Realize that during our conversations, especially the first minute, only 7% of the first impression we give is via words. The remaining 93% will be based upon paralanguage; pitch, amplitude, rate, and voice quality of speech as well as body language.

So what skills can we bring to the table even if we are a nervous wreck?

Make an entrance
Walk into a room briskly and with purpose holding your head up high. For drama, pause momentarily at the door before entering.

Stance
If you are to remain standing, stand erect with excellent posture. If you are to be seated, sit up straight never slouch backwards. Leaning slightly inward when having a conversation will allow you to appear interested.

Windows of the soul
We all know eye contact is crucial - but too much of anything is no good. Gazing can be nice but outright staring can be insulting.

Try visualizing a triangle on the other person's face. Keeping the eyes and nose in this triangle you will always have the appropriate eye contact.

Smiling
Smile - when genuine, most of us can have a GREAT smile. We can identify a smile more easily than any other expression, even from a distance of up to 300 feet. Physiologically, a smile tells our brains that we are safe, and that we can relax. When we smile at others, it sends a message of trust and sincerity. Thus, we're seen as open and approachable.

The Greeting
Some people shake hands when they first meet. a firm and friendly handshake is the best. Never use a wimpy handshake which can suggest a weak character. Some choose to kiss hello. Most women kiss once softly on the right cheek when greeting you hello or goodbye. Never kiss hello if you are not comfortable with it. There is nothing worse than being smacked in the face with hard lips from someone who is uncomfortable. Women will greet the men usually with a nod or handshake the first meeting then on subsequent meetings will sometimes kiss men on the cheek. Some do not actually kiss instead they touch cheeks and kiss into the air. Most people greet with a handshake However, it really boils down to what is more comfortable for you.

Gestures to add comfort
These should be open - try involving others in what you are saying. Keep palms up and open to suggest honesty and avoid pointing. Try mirroring (copying) some gestures of the person you are speaking to. Copying is a way for us to tell others that we are like them and that we are comfortable with them.

Dress to impress
Though not strictly body language, dress is a vital component in creating the overall image you project.The clothes you wear should complement you, not overpower you.

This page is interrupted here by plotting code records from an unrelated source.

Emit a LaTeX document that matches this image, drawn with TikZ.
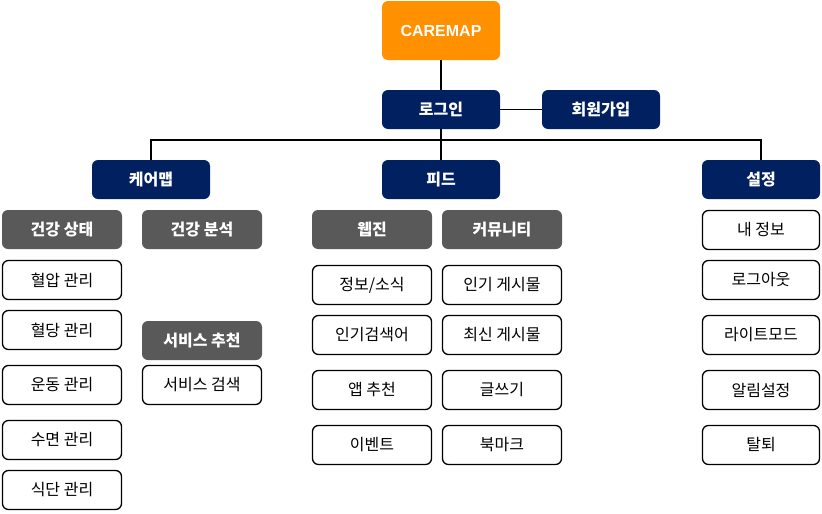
\documentclass[tikz,border=0pt]{standalone}
\usepackage{fontspec}
\setmainfont{Noto Sans CJK KR}
\newfontfamily\latinbold{Liberation Sans}
\usepackage{xcolor}
\usepackage{tikz}
\usetikzlibrary{positioning}
\definecolor{careorange}{HTML}{FF9000}
\definecolor{carenavy}{HTML}{002060}
\definecolor{caregray}{HTML}{595959}

\begin{document}
\begin{tikzpicture}[
    x=1pt, y=-1pt,
    font=\fontsize{16}{18}\selectfont,
    box/.style={rounded corners=6pt, minimum height=39pt, align=center, inner sep=0pt},
    root/.style={box, fill=careorange, text=white, font=\fontsize{16}{18}\selectfont\latinbold\bfseries, minimum width=118pt, minimum height=59pt},
    menu/.style={box, fill=carenavy, text=white, font=\fontsize{16}{18}\selectfont\bfseries, minimum width=118pt},
    group/.style={box, fill=caregray, text=white, font=\fontsize{16}{18}\selectfont\bfseries, minimum width=120pt},
    item/.style={box, draw=black, line width=1.3pt, fill=white, minimum width=119pt, minimum height=39pt},
    link/.style={line width=1.8pt, black}
]
\useasboundingbox (0,0) rectangle (822,514);

% Top levels
\node[root] (caremap) at (441,30.5) {CAREMAP};
\node[menu] (login) at (441,109.5) {로그인};
\node[menu] (signup) at (601,109.5) {회원가입};
\coordinate (bar) at (441,140);

\node[menu] (caremenu) at (151,179.5) {케어맵};
\node[menu] (feed) at (441,179.5) {피드};
\node[menu] (setting) at (761,179.5) {설정};

% Caremap column
\node[group] (hstate) at (62,229.5) {건강 상태};
\node[group] (hanal) at (202,229.5) {건강 분석};
\node[item] (bp) at (62,280) {혈압 관리};
\node[item] (bs) at (62,330) {혈당 관리};
\node[item] (ex) at (62,385) {운동 관리};
\node[item] (sleep) at (62,440) {수면 관리};
\node[item] (diet) at (62,490) {식단 관리};
\node[group] (srec) at (202,340.5) {서비스 추천};
\node[item] (ssearch) at (202,385) {서비스 검색};

% Feed column
\node[group] (webzine) at (372,229.5) {웹진};
\node[group] (comm) at (502,229.5) {커뮤니티};
\node[item] (news) at (372,285) {정보/소식};
\node[item] (keyword) at (372,335) {인기검색어};
\node[item] (apprec) at (372,390) {앱 추천};
\node[item] (event) at (372,445) {이벤트};
\node[item] (hot) at (502,285) {인기 게시물};
\node[item] (recent) at (502,335) {최신 게시물};
\node[item] (write) at (502,390) {글쓰기};
\node[item] (bookmark) at (502,445) {북마크};

% Setting column
\node[item, minimum width=117pt] (myinfo) at (761,230) {내 정보};
\node[item, minimum width=117pt] (logout) at (761,280) {로그아웃};
\node[item, minimum width=117pt] (light) at (761,335) {라이트모드};
\node[item, minimum width=117pt] (alarm) at (761,390) {알림설정};
\node[item, minimum width=117pt] (quit) at (761,445) {탈퇴};

% Connectors
\draw[link] (caremap) -- (login);
\draw[link] (login) -- (signup);
\draw[link] (login) -- (feed);
\draw[link] (caremenu.north) -- (caremenu.north |- bar) -| (setting.north);
\end{tikzpicture}
\end{document}
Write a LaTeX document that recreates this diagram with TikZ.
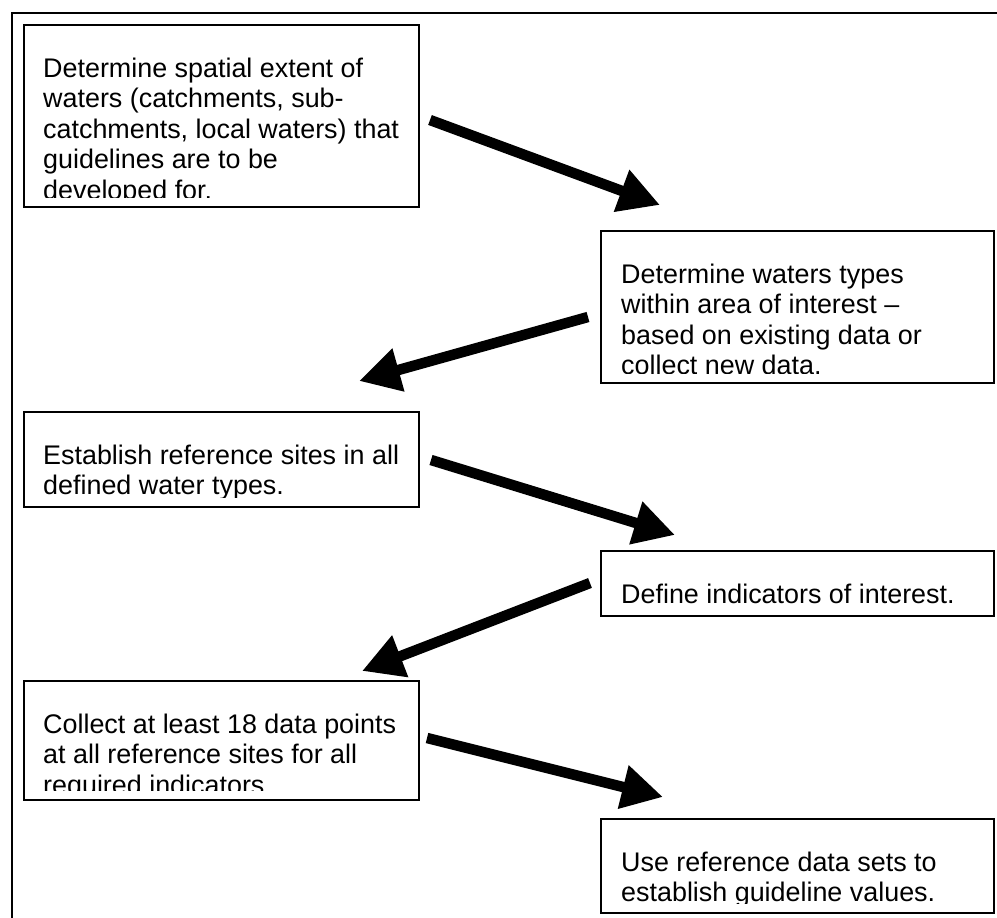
\documentclass[tikz,border=0pt]{standalone}
\usepackage{fontspec}
\setmainfont{Liberation Sans}
\usetikzlibrary{arrows.meta}
\tikzset{
  stepbox/.style={draw=black, line width=1.5pt, fill=white},
  txt/.style={anchor=base west, inner sep=0pt, font=\fontsize{26.9}{30.5}\selectfont},
  flow/.style={line width=10.5pt, -{Triangle[length=41pt,width=42pt]}},
  frame/.style={line width=2pt}
}
\begin{document}
\begin{tikzpicture}[x=1pt,y=-1pt]
\useasboundingbox (0,0) rectangle (997,918);
% outer frame (cut off at right and bottom)
\draw[frame] (12,930) -- (12,13) -- (1010,13);

% boxes
\draw[stepbox] (24,25) rectangle (419,207);
\draw[stepbox] (601,231) rectangle (994,383);
\draw[stepbox] (24,412) rectangle (419,507);
\draw[stepbox] (601,551) rectangle (994,616);
\draw[stepbox] (24,681) rectangle (419,800);
\draw[stepbox] (601,819) rectangle (994,913);

\begin{scope}
\clip (24,25) rectangle (419,197);
\node[txt] (t1a) at (43,77) {Determine spatial extent of};
\node[txt] (t1b) at (43,107.5) {waters (catchments, sub-};
\node[txt] (t1c) at (43,138) {catchments, local waters) that};
\node[txt] (t1d) at (43,168.5) {guidelines are to be};
\node[txt] (t1e) at (43,199) {developed for.};
\end{scope}

\begin{scope}
\clip (601,231) rectangle (994,373);
\node[txt] (t2a) at (621,283) {Determine waters types};
\node[txt] (t2b) at (621,313.5) {within area of interest –};
\node[txt] (t2c) at (621,344) {based on existing data or};
\node[txt] (t2d) at (621,374.5) {collect new data.};
\end{scope}

\begin{scope}
\clip (24,412) rectangle (419,497);
\node[txt] (t3a) at (43,464) {Establish reference sites in all};
\node[txt] (t3b) at (43,494.5) {defined water types.};
\end{scope}

\begin{scope}
\clip (601,551) rectangle (994,606);
\node[txt] (t4a) at (621,603) {Define indicators of interest.};
\end{scope}

\begin{scope}
\clip (24,681) rectangle (419,790);
\node[txt] (t5a) at (43,733) {Collect at least 18 data points};
\node[txt] (t5b) at (43,763.5) {at all reference sites for all};
\node[txt] (t5c) at (43,794) {required indicators.};
\end{scope}

\begin{scope}
\clip (601,819) rectangle (994,903);
\node[txt] (t6a) at (621,871) {Use reference data sets to};
\node[txt] (t6b) at (621,901.5) {establish guideline values.};
\end{scope}

% arrows
\coordinate (a1s) at (430,120);  \coordinate (a1e) at (660,205);
\coordinate (a2s) at (588,317);  \coordinate (a2e) at (359,381);
\coordinate (a3s) at (431,460);  \coordinate (a3e) at (675,535);
\coordinate (a4s) at (590,583);  \coordinate (a4e) at (362,671);
\coordinate (a5s) at (427,738);  \coordinate (a5e) at (663,797);
\draw[flow] (a1s) -- (a1e);
\draw[flow] (a2s) -- (a2e);
\draw[flow] (a3s) -- (a3e);
\draw[flow] (a4s) -- (a4e);
\draw[flow] (a5s) -- (a5e);
\end{tikzpicture}
\end{document}
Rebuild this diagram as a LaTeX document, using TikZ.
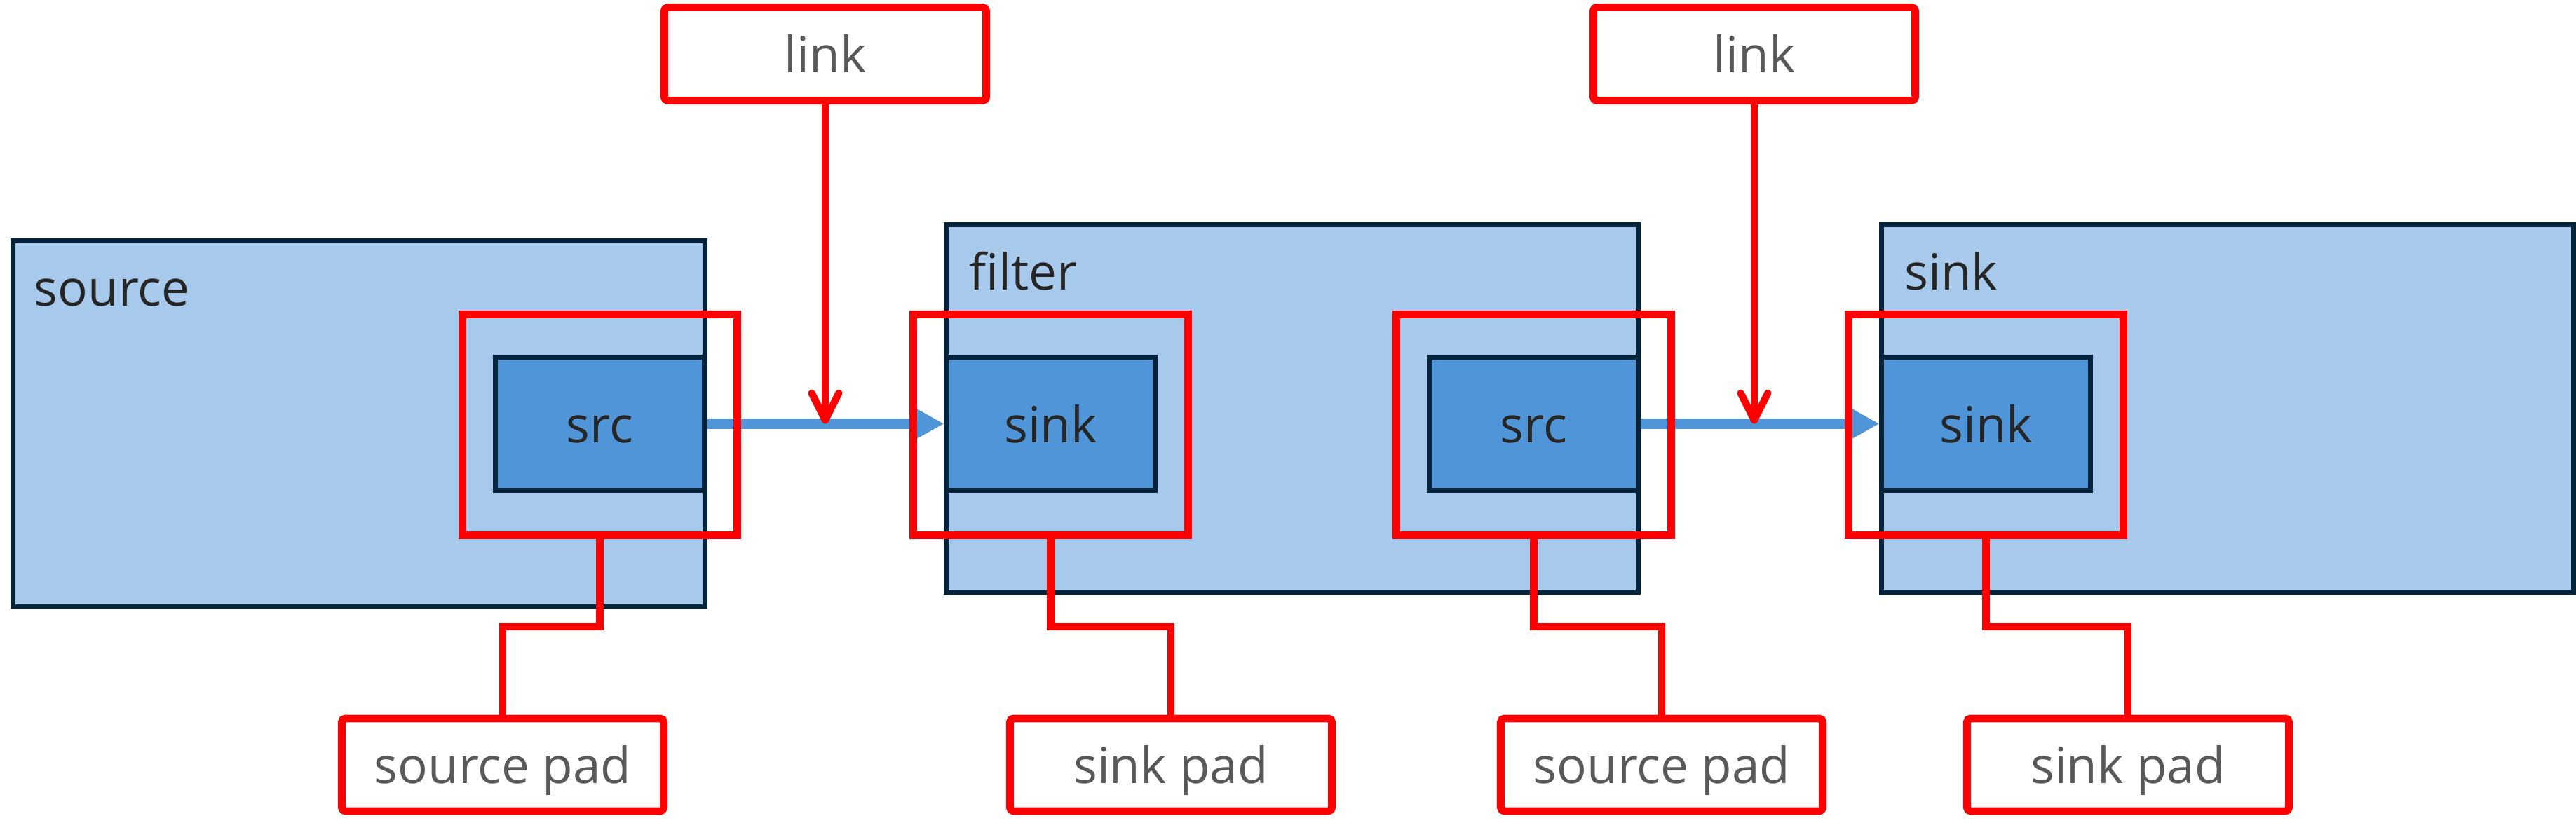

Look out for all the signs
Finally and probably most significantly, don't forget an interaction is a two-way street. Remember to read body language. If upon speaking your listener folds their arms, you may have said something they disagree with, so it may be pointless continuing your line of argument, even if the other person may be verbally agreeing with you.

Realize that every second counts.
You never get a second chance to make a first impression. Make sure that you spend some time working on your body language. It can make the difference between building a relationship or shutting a door.